Female characters are almost exclusively replicants and are highly sexualized and commodified, such as a 'basic pleasure model' and an exotic dancer. They are presented as objects of the male gaze and are violently dispatched. The one female lead who survives is subdued into a relationship with the male protagonist, a dynamic some analyses read as an act of sexual dominance and control, which contradicts the 'Girl Boss' trope.

LGBTQ+4/10

The film’s overt narrative does not center on alternative sexualities, and the sexual dynamics are heteronormative. The conflict between humans and replicants—the marginalized, secret 'Other' struggling for survival—is a well-known academic allegory for the LGBTQ+ experience and other oppressed communities, but this is an interpretation of the metaphor, not explicit content.

Anti-Theism8/10

Dr.
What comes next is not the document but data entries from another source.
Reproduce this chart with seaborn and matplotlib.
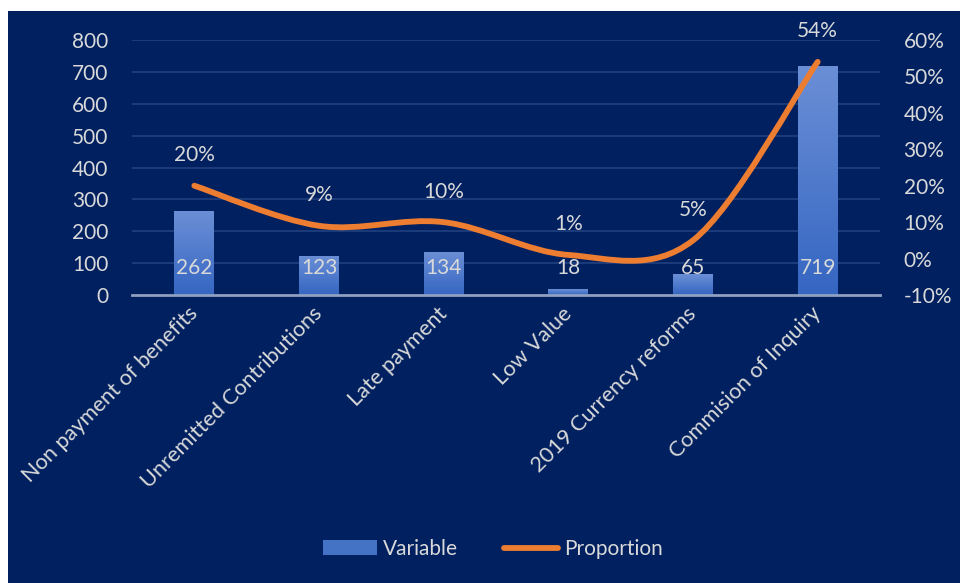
import matplotlib
matplotlib.use("Agg")
import matplotlib.pyplot as plt
import seaborn as sns
import numpy as np
import pandas as pd
from matplotlib.patches import Rectangle, Patch, PathPatch
from matplotlib.lines import Line2D
from matplotlib.path import Path
from matplotlib.colors import LinearSegmentedColormap

categories = ["Non payment of benefits", "Unremitted Contributions", "Late payment",
              "Low Value", "2019 Currency reforms", "Commision of Inquiry"]
variable = [262, 123, 134, 18, 65, 719]
proportion = [0.20, 0.09, 0.10, 0.01, 0.05, 0.54]
left_ticks = [0, 100, 200, 300, 400, 500, 600, 700, 800]
right_ticks = [-0.10, 0.0, 0.10, 0.20, 0.30, 0.40, 0.50, 0.60]

NAVY = "#002060"
TXT = "#D9D9D9"
ORANGE = "#ED7D31"
BLUE = "#4472C4"
FONT = "Lato"
FS = 15

sns.set_theme(style="white")
plt.rcParams["font.family"] = [FONT, "DejaVu Sans"]

fig = plt.figure(figsize=(9.6, 5.83), dpi=100, facecolor="white")
fig.patches.append(Rectangle((8 / 960, 0), 952 / 960, 572 / 583, transform=fig.transFigure,
                             facecolor=NAVY, edgecolor="none", zorder=-10))

W, H = 960, 583
ax = fig.add_axes([132 / W, 1 - 295 / H, (880 - 132) / W, (295 - 40) / H])
ax.set_facecolor("none")

df = pd.DataFrame({"cat": categories, "val": variable})
sns.barplot(data=df, x="cat", y="val", color=BLUE, width=0.32, ax=ax, zorder=3,
            saturation=1, linewidth=0, edgecolor="none")

ax.set_xlim(-0.5, len(categories) - 0.5)
ax.set_ylim(0, 800)
ax.set_yticks(left_ticks)
ax.set_yticklabels([str(t) for t in left_ticks])
ax.set_xlabel("")
ax.set_ylabel("")
ax.grid(False)
for y in left_ticks[1:]:
    ax.axhline(y, color="#21407F", lw=1.2, zorder=1)
for s in ["left", "right", "top"]:
    ax.spines[s].set_visible(False)
ax.spines["bottom"].set_color("#8FA1C0")
ax.spines["bottom"].set_linewidth(2)
ax.spines["bottom"].set_zorder(5)
ax.tick_params(axis="y", length=0, pad=17, labelsize=FS, labelcolor=TXT)
ax.tick_params(axis="x", length=0, pad=11, labelsize=15.7, labelcolor=TXT)
ax.set_xticks(range(len(categories)))
ax.set_xticklabels(categories, rotation=45, ha="right", va="center", rotation_mode="anchor")

# gradient fill for bars
cmap = LinearSegmentedColormap.from_list("g", ["#3566C2", "#6B8FD6"])
grad = np.linspace(0, 1, 256).reshape(-1, 1)
for p in list(ax.patches):
    x0, y0 = p.get_x(), p.get_y()
    w, h = p.get_width(), p.get_height()
    im = ax.imshow(grad, extent=[x0, x0 + w, y0, y0 + h], origin="lower", aspect="auto",
                   cmap=cmap, zorder=3.5)
    im.set_clip_path(p)
ax.set_xlim(-0.5, len(categories) - 0.5)
ax.set_ylim(0, 800)

for i, v in enumerate(variable):
    ax.text(i, 85, str(v), ha="center", va="center", color=TXT, fontsize=FS, zorder=6)

# secondary axis
ax2 = ax.twinx()
ax2.set_ylim(-0.10, 0.60)
ax2.set_yticks(right_ticks)
ax2.set_yticklabels([f"{int(round(t * 100))}%" for t in right_ticks])
ax2.tick_params(axis="y", length=0, pad=17, labelsize=FS, labelcolor=TXT)
for s in ax2.spines.values():
    s.set_visible(False)
ax2.grid(False)
ax2.set_facecolor("none")

# smoothed line (Catmull-Rom style, like Excel smoothing)
xs = np.arange(len(proportion), dtype=float)
ys = np.array(proportion, dtype=float)
n = len(xs)
verts = [(xs[0], ys[0])]
codes = [Path.MOVETO]
for i in range(n - 1):
    pm = (xs[i - 1], ys[i - 1]) if i > 0 else (xs[i], ys[i])
    p0 = (xs[i], ys[i])
    p1 = (xs[i + 1], ys[i + 1])
    pp = (xs[i + 2], ys[i + 2]) if i + 2 < n else (xs[i + 1], ys[i + 1])
    c1 = (p0[0] + (p1[0] - pm[0]) / 6, p0[1] + (p1[1] - pm[1]) / 6)
    c2 = (p1[0] - (pp[0] - p0[0]) / 6, p1[1] - (pp[1] - p0[1]) / 6)
    verts += [c1, c2, p1]
    codes += [Path.CURVE4] * 3
path = Path(verts, codes)
ax2.add_patch(PathPatch(path, facecolor="none", edgecolor=ORANGE, lw=4.2,
                        capstyle="round", joinstyle="round", zorder=7))

for i, v in enumerate(proportion):
    ax2.annotate(f"{int(round(v * 100))}%", (i, v), xytext=(0, 22), textcoords="offset points",
                 ha="center", va="center", color=TXT, fontsize=FS, zorder=8)

handles = [Patch(facecolor=BLUE, edgecolor="none"),
           Line2D([0], [0], color=ORANGE, lw=4.2, solid_capstyle="round")]
leg = fig.legend(handles, ["Variable", "Proportion"], loc="center",
                 bbox_to_anchor=(493 / W, 1 - 549 / H), ncol=2, frameon=False,
                 fontsize=FS, handlelength=2.6, handleheight=0.7, columnspacing=2.2,
                 handletextpad=0.3)
for t in leg.get_texts():
    t.set_color(TXT)

fig.savefig("out.png", dpi=100, facecolor=fig.get_facecolor())
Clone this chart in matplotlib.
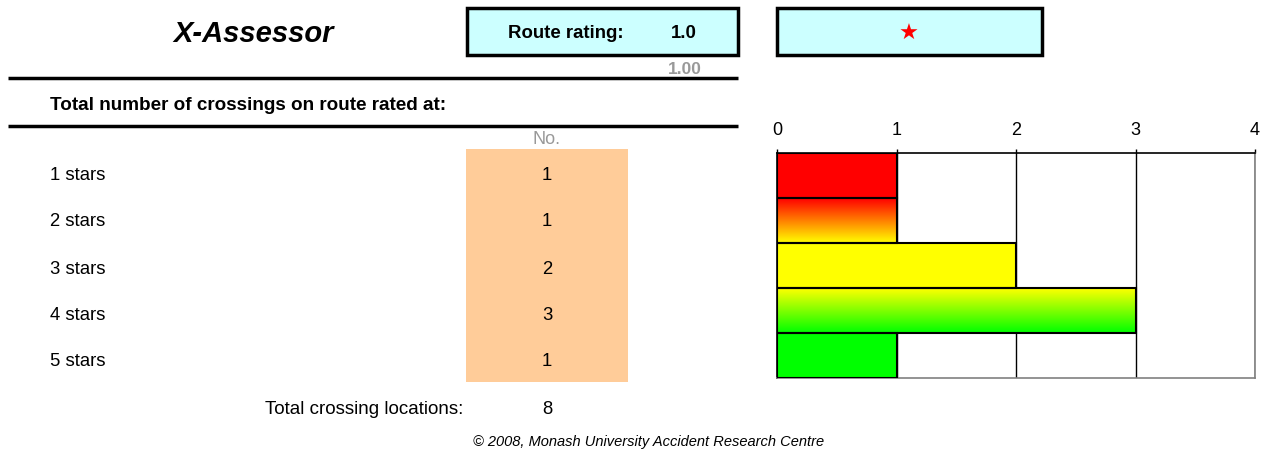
import matplotlib.pyplot as plt
import numpy as np
from matplotlib.patches import Rectangle
from matplotlib.colors import to_rgb

plt.rcParams['font.family'] = ['Liberation Sans', 'DejaVu Sans']

# data
categories = ['1 stars', '2 stars', '3 stars', '4 stars', '5 stars']
counts = [1, 1, 2, 3, 1]
total = 8
route_rating = 1.0
route_rating_exact = 1.00
# bar colours, top -> bottom of each bar
bar_colours = [('#ff0000', '#ff0000'),
               ('#ff0000', '#ffff00'),
               ('#ffff00', '#ffff00'),
               ('#ffff00', '#00ff00'),
               ('#00ff00', '#00ff00')]

fig = plt.figure(figsize=(12.67, 4.5), dpi=100)

# overlay in pixel coordinates for the table part
bg = fig.add_axes([0, 0, 1, 1])
bg.set_xlim(0, 1267)
bg.set_ylim(450, 0)
bg.axis('off')

dy = 2  # text nudge so glyphs sit where the reference has them

bg.text(254, 32 + dy, 'X-Assessor', fontsize=21, fontweight='heavy', style='italic',
        ha='center', va='center')

bg.add_patch(Rectangle((467, 8), 271, 47, facecolor='#ccffff', edgecolor='black', lw=2.5))
bg.text(566, 32 + dy, 'Route rating:', fontsize=13.4, fontweight='bold', ha='center', va='center')
bg.text(684, 32 + dy, '%.1f' % route_rating, fontsize=13.4, fontweight='bold', ha='center', va='center')
bg.text(685, 67 + dy, '%.2f' % route_rating_exact, fontsize=12.5, fontweight='bold', color='#999999',
        ha='center', va='center')

bg.add_patch(Rectangle((777, 8), 265, 47, facecolor='#ccffff', edgecolor='black', lw=2.5))
bg.text(909, 34, '\u2605' * int(round(route_rating)), fontsize=16, color='red',
        ha='center', va='center', family='DejaVu Sans')

bg.plot([8, 738], [78, 78], color='black', lw=2.5, solid_capstyle='butt')
bg.text(50, 103 + dy, 'Total number of crossings on route rated at:', fontsize=13.6,
        fontweight='bold', ha='left', va='center')
bg.plot([8, 738], [126, 126], color='black', lw=2.5, solid_capstyle='butt')

bg.text(547, 138 + dy, 'No.', fontsize=13, color='#999999', ha='center', va='center')
bg.add_patch(Rectangle((466, 149), 162, 233, facecolor='#ffcc99', edgecolor='none'))

row_y = [174, 220, 267, 314, 360]
for label, c, y in zip(categories, counts, row_y):
    bg.text(50, y + dy, label, fontsize=13.3, ha='left', va='center')
    bg.text(547, y + dy, str(c), fontsize=13.3, ha='center', va='center')

bg.text(463, 407 + dy, 'Total crossing locations:', fontsize=13.5, ha='right', va='center')
bg.text(547, 407 + dy, str(total), fontsize=13.3, ha='center', va='center')

bg.text(649, 440 + dy, '\u00a9 2008, Monash University Accident Research Centre', fontsize=10.5,
        style='italic', ha='center', va='center')

# bar chart
ax = fig.add_axes([777 / 1267, 72 / 450, 478 / 1267, 225 / 450])
ypos = np.arange(len(categories))
for y, v, (c_top, c_bot) in zip(ypos, counts, bar_colours):
    t = np.linspace(0, 1, 64)[:, None]
    grad = (1 - t) * np.array(to_rgb(c_top)) + t * np.array(to_rgb(c_bot))
    grad = np.repeat(grad[:, None, :], 2, axis=1)
    ax.imshow(grad, extent=(0, v, y + 0.5, y - 0.5), aspect='auto', zorder=2,
              interpolation='bilinear')
ax.barh(ypos, counts, height=1.0, facecolor='none', edgecolor='black', lw=1.5, zorder=3)

ax.set_xlim(0, 4)
ax.set_ylim(len(categories) - 0.5, -0.5)
ax.set_xticks([0, 1, 2, 3, 4])
ax.set_yticks([])
ax.xaxis.tick_top()
ax.tick_params(axis='x', direction='out', length=3, width=1, pad=7, labelsize=13)
ax.grid(axis='x', color='black', lw=1, zorder=1)
ax.set_axisbelow(True)
ax.spines['top'].set_color('black')
ax.spines['left'].set_color('black')
ax.spines['right'].set_color('#808080')
ax.spines['bottom'].set_color('#808080')
for s in ax.spines.values():
    s.set_linewidth(1.2)

fig.savefig('out.png', dpi=100)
Eldon Tyrell is presented as a creator or 'God figure' who has manufactured his creations (the replicants) to have a fixed, short lifespan, which they perceive as a curse. The main antagonist, Roy Batty, is cast in a Christ-like and fallen-angel role who murders his creator-God in an act of existential rebellion, a critique of the traditional religious hierarchy. The replicants’ desperate and successful quest for life and ultimate act of empathy replace transcendent morality with a subjective, humanist truth found in the face of death.